Chinese industrialist

Xiang Guangda (项光达 (Xiàng guāngdá); born 1958) is a Chinese industrialist. He is the founder of the Tsingshan Holding Group, a metallurgical company primarily engaged in the manufacturing of stainless steel.

==Early life and career==
Xiang was born on 1962 to a working class family in Wenzhou, Zhejiang. He got his first job in 1980 as a mechanic in a state-run fishery company under Deng Xiaoping's iron rice bowl employment program, and was eventually promoted to director of the company's workshop. In 1986, he and his relatives established a workshop manufacturing car windows and doors.

==Tsingshan Group==
He left his job at the state-owned firm in 1988 to become a full-time entrepreneur, raising the equivalent of around USD 100,000 from friends and relatives to fund their business. According to Xiang in an interview, he pivoted to manufacturing stainless steel after a 1992 trip to Germany which convinced him that his car parts manufacturing would not be sustainable in the long term. His firm was renamed to Tsingshan in 1998, and the company grew quickly due to its focus on bringing down costs. The firm pioneered the use of cheaper nickel pig iron in place of metallic nickel in its stainless steel production, and implemented the use of the rotary kiln furnace for continuous production.

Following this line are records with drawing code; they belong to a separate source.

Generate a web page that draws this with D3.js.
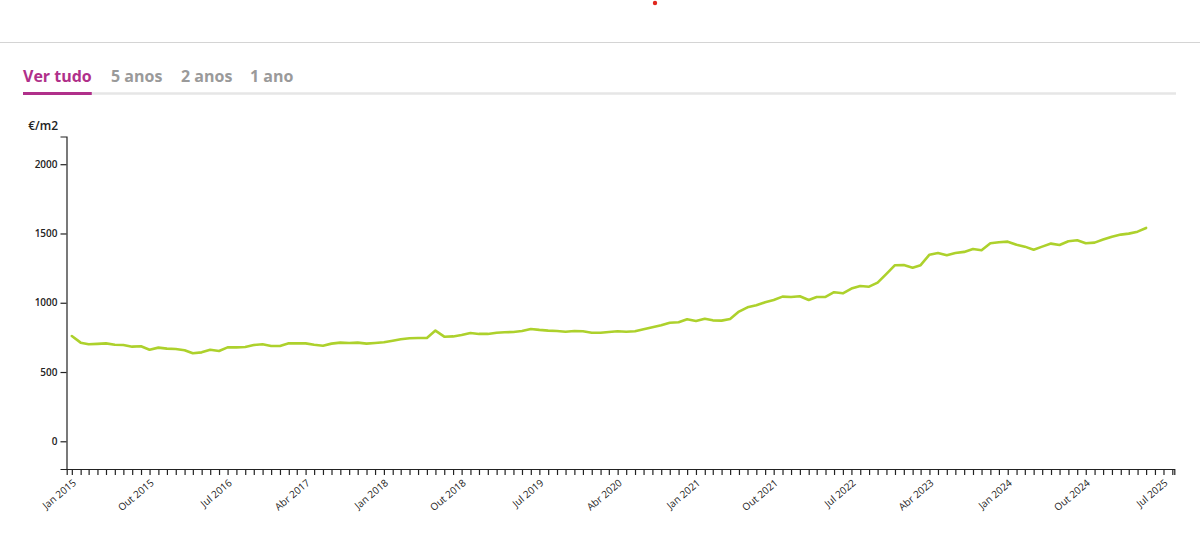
<!DOCTYPE html>
<html>
<head>
<meta charset="utf-8">
<script src="https://cdn.jsdelivr.net/npm/d3@7"></script>
<style>
  html, body { margin: 0; padding: 0; background: #fff; }
  svg { display: block; font-family: "Open Sans", "Noto Sans", sans-serif; }
</style>
</head>
<body>
<svg id="chart" width="1200" height="539"></svg>
<script>
// ---------- DATA ----------
const tabs = ["Ver tudo", "5 anos", "2 anos", "1 ano"];
const unitLabel = "€/m2";

const months = [
  "2015-01","2015-02","2015-03","2015-04","2015-05","2015-06","2015-07","2015-08","2015-09","2015-10","2015-11","2015-12",
  "2016-01","2016-02","2016-03","2016-04","2016-05","2016-06","2016-07","2016-08","2016-09","2016-10","2016-11","2016-12",
  "2017-01","2017-02","2017-03","2017-04","2017-05","2017-06","2017-07","2017-08","2017-09","2017-10","2017-11","2017-12",
  "2018-01","2018-02","2018-03","2018-04","2018-05","2018-06","2018-07","2018-08","2018-09","2018-10","2018-11","2018-12",
  "2019-01","2019-02","2019-03","2019-04","2019-05","2019-06","2019-07","2019-08","2019-09","2019-10","2019-11","2019-12",
  "2020-01","2020-02","2020-03","2020-04","2020-05","2020-06","2020-07","2020-08","2020-09","2020-10","2020-11","2020-12",
  "2021-01","2021-02","2021-03","2021-04","2021-05","2021-06","2021-07","2021-08","2021-09","2021-10","2021-11","2021-12",
  "2022-01","2022-02","2022-03","2022-04","2022-05","2022-06","2022-07","2022-08","2022-09","2022-10","2022-11","2022-12",
  "2023-01","2023-02","2023-03","2023-04","2023-05","2023-06","2023-07","2023-08","2023-09","2023-10","2023-11","2023-12",
  "2024-01","2024-02","2024-03","2024-04","2024-05","2024-06","2024-07","2024-08","2024-09","2024-10","2024-11","2024-12",
  "2025-01","2025-02","2025-03","2025-04","2025-05"
];

const pricePerM2 = [
  760, 712, 700, 703, 707, 697, 695, 683, 686, 661, 676, 669,
  666, 657, 635, 642, 661, 652, 678, 678, 681, 695, 700, 688,
  688, 707, 707, 707, 697, 690, 705, 712, 710, 712, 705, 710,
  715, 726, 736, 744, 746, 746, 799, 755, 757, 767, 782, 775,
  775, 784, 787, 789, 796, 811, 804, 799, 796, 791, 796, 794,
  784, 784, 789, 794, 791, 794, 809, 823, 837, 856, 859, 881,
  868, 885, 873, 871, 883, 936, 967, 982, 1004, 1020, 1044, 1042,
  1047, 1020, 1041, 1042, 1076, 1068, 1102, 1121, 1116, 1145, 1208, 1271,
  1273, 1253, 1271, 1347, 1359, 1343, 1359, 1367, 1388, 1379, 1430, 1437,
  1441, 1419, 1405, 1383, 1405, 1427, 1417, 1444, 1451, 1430, 1434, 1456,
  1477, 1492, 1499, 1513, 1540
];

const yTicks = [0, 500, 1000, 1500, 2000];
const yDomain = [-200, 2200];
const xDomain = ["2014-12-14", "2025-08-08"];

const xTickLabels = [
  {m: "2015-01", label: "Jan 2015"}, {m: "2015-10", label: "Out 2015"},
  {m: "2016-07", label: "Jul 2016"}, {m: "2017-04", label: "Abr 2017"},
  {m: "2018-01", label: "Jan 2018"}, {m: "2018-10", label: "Out 2018"},
  {m: "2019-07", label: "Jul 2019"}, {m: "2020-04", label: "Abr 2020"},
  {m: "2021-01", label: "Jan 2021"}, {m: "2021-10", label: "Out 2021"},
  {m: "2022-07", label: "Jul 2022"}, {m: "2023-04", label: "Abr 2023"},
  {m: "2024-01", label: "Jan 2024"}, {m: "2024-10", label: "Out 2024"},
  {m: "2025-07", label: "Jul 2025"}
];

// ---------- DRAW ----------
const svg = d3.select("#chart");
const parseM = d3.utcParse("%Y-%m");
const parseD = d3.utcParse("%Y-%m-%d");
const data = months.map((m, i) => ({date: parseM(m), value: pricePerM2[i]}));

// top decorations
svg.append("circle").attr("cx", 655).attr("cy", 3).attr("r", 2.2).attr("fill", "#e0261d");
svg.append("line").attr("x1", 0).attr("x2", 1200).attr("y1", 42.5).attr("y2", 42.5)
  .attr("stroke", "#d4d4d4").attr("stroke-width", 1);

// tabs
const tabX = [23, 111, 181, 250];
svg.append("line").attr("x1", 23).attr("x2", 1176).attr("y1", 93.5).attr("y2", 93.5)
  .attr("stroke", "#e6e6e6").attr("stroke-width", 2.5);
const tabG = svg.append("g");
tabs.forEach((t, i) => {
  const txt = tabG.append("text")
    .attr("x", tabX[i]).attr("y", 82)
    .attr("font-size", 16).attr("font-weight", 700)
    .attr("fill", i === 0 ? "#b0308a" : "#9a9a9a")
    .text(t);
  if (i === 0) {
    const w = txt.node().getComputedTextLength();
    svg.append("line").attr("x1", tabX[i]).attr("x2", tabX[i] + w)
      .attr("y1", 93.5).attr("y2", 93.5)
      .attr("stroke", "#b0308a").attr("stroke-width", 3);
  }
});

// scales
const x = d3.scaleUtc().domain(xDomain.map(parseD)).range([66.7, 1174.3]);
const y = d3.scaleLinear().domain(yDomain).range([469, 136.5]);

// y axis
const yAxis = svg.append("g").attr("transform", "translate(66.5,0)")
  .call(d3.axisLeft(y).tickValues(yTicks).tickSize(6).tickSizeOuter(6).tickPadding(3).tickFormat(d3.format("d")));
yAxis.selectAll("path, line").attr("stroke", "#222").attr("stroke-width", 1.2);
yAxis.selectAll("text").attr("font-size", 10).attr("font-weight", 600).attr("fill", "#222")
  .attr("font-family", "Open Sans, sans-serif");

svg.append("text").attr("x", 58).attr("y", 130).attr("text-anchor", "end")
  .attr("font-size", 12).attr("font-weight", 600).attr("fill", "#222").text(unitLabel);

// x axis
const labelMap = new Map(xTickLabels.map(d => [d.m, d.label]));
const fmtM = d3.utcFormat("%Y-%m");
const xAxis = svg.append("g").attr("transform", "translate(0,469)")
  .call(d3.axisBottom(x).ticks(d3.utcMonth.every(1)).tickSize(6).tickSizeOuter(6)
    .tickFormat(d => labelMap.get(fmtM(d)) || ""));
xAxis.selectAll("path, line").attr("stroke", "#222").attr("stroke-width", 1.2);
xAxis.selectAll("text")
  .attr("y", 0).attr("dy", 0)
  .attr("text-anchor", "end")
  .attr("transform", "translate(4.5,15) rotate(-40)")
  .attr("font-size", 10).attr("fill", "#222")
  .attr("font-family", "Open Sans, sans-serif");

// line
const line = d3.line().x(d => x(d.date)).y(d => y(d.value)).curve(d3.curveLinear);
svg.append("path").datum(data)
  .attr("d", line)
  .attr("fill", "none")
  .attr("stroke", "#add12c")
  .attr("stroke-width", 2.6)
  .attr("stroke-linejoin", "round")
  .attr("stroke-linecap", "round");
</script>
</body>
</html>
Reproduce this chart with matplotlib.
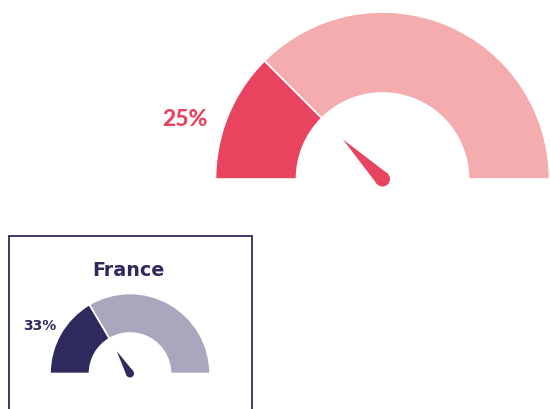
import numpy as np
import matplotlib
matplotlib.use("Agg")
import matplotlib.pyplot as plt
from matplotlib.patches import Wedge, Circle, Polygon, Rectangle

# Data
gauge_names = ["Overall", "France"]
gauge_values = [25, 33]          # percent
gauge_max = 100
gauge_labels = ["25%", "33%"]
fill_colors = ["#E8435F", "#2E2A5E"]
rest_colors = ["#F4ACAF", "#A9A6BD"]

W, H = 550, 409
fig = plt.figure(figsize=(5.5, 4.09), dpi=100)
ax = fig.add_axes([0, 0, 1, 1])
ax.set_xlim(0, W)
ax.set_ylim(0, H)
ax.set_aspect("equal")
ax.axis("off")

def gauge(ax, cx, cy, R, r, value, fill, rest, needle_len, base_r):
    split = 180 - value / gauge_max * 180
    ax.add_patch(Wedge((cx, cy), R, 0, split, width=R - r, facecolor=rest,
                       edgecolor="white", linewidth=1.2))
    ax.add_patch(Wedge((cx, cy), R, split, 180, width=R - r, facecolor=fill,
                       edgecolor="white", linewidth=1.2))
    a = np.deg2rad(split)
    tip = (cx + needle_len * np.cos(a), cy + needle_len * np.sin(a))
    px, py = -np.sin(a), np.cos(a)
    p1 = (cx + base_r * px, cy + base_r * py)
    p2 = (cx - base_r * px, cy - base_r * py)
    ax.add_patch(Polygon([tip, p1, p2], closed=True, facecolor=fill, edgecolor="none"))
    ax.add_patch(Circle((cx, cy), base_r, facecolor=fill, edgecolor="none"))

lato = ["Lato", "DejaVu Sans"]
dejavu = ["DejaVu Sans"]

# Large gauge
gauge(ax, 382.5, H - 179, 167, 86, gauge_values[0], fill_colors[0], rest_colors[0], 56, 7.5)
ax.text(185, H - 119, gauge_labels[0], color=fill_colors[0], fontsize=16.5,
        fontweight="black", family=lato, ha="center", va="center")

# Small card
ax.add_patch(Rectangle((8.5, -10), 243, H - 236 + 10, facecolor="none",
                       edgecolor=fill_colors[1], linewidth=1.3))
ax.text(128, H - 271, gauge_names[1], color=fill_colors[1], fontsize=13.8,
        fontweight="bold", family=dejavu, ha="center", va="center")
gauge(ax, 130, H - 373.5, 80, 40.5, gauge_values[1], fill_colors[1], rest_colors[1], 26, 4)
ax.text(39.5, H - 326, gauge_labels[1], color=fill_colors[1], fontsize=10,
        fontweight="bold", family=dejavu, ha="center", va="center")

fig.savefig("out.png", dpi=100)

Under Xiang, Tsingshan began to invest in nickel mines in Indonesia during the 2000s, when reserves were still unproven. Tsingshan established nickel and stainless steel production complexes in Sulawesi (the Morowali Industrial Park), which further lowered the production cost for stainless steel. Tsingshan also established production plants in India and Zimbabwe. Although in the mid-2000s Tsingshan was one of several stainless steel manufacturers in Wenzhou, by 2021 it accounted for nearly one-fourth of the global output, being by far the largest in the industry. Xiang's net worth is estimated by Forbes in 2021 as USD 1.2 billion.

In the several months leading to March 2022, Xiang began taking a large short position in nickel through Tsingshan, in order to hedge against falling prices. Due to a rise in nickel prices caused by the Russian invasion of Ukraine, however, Xiang was forced to purchase nickel contracts at the London Metal Exchange, creating a short squeeze. The price of nickel at the exchange increased by more than 100 percent, reaching over USD 100,000 per tonne before trading was suspended. By the time trading had been suspended, Tsingshan had suffered USD 10 billion in losses on paper. However, the Hong Kong-owned LME resorted to retroactively reverse tradings that had already happened, and after prices stabilized and trading was resumed, Xiang's losses were marked as significantly lower, sparking claims of trading manipulation by the exchange in order to favor Xiang Guangda, which the LME denied. Nickel prices later did fall, and Tsingshan's losses ended up at around USD 1 billion as Xiang closed his positions.

==Family==
Xiang's wife along with their daughter Xiang Yangyang hold Singaporean citizenships.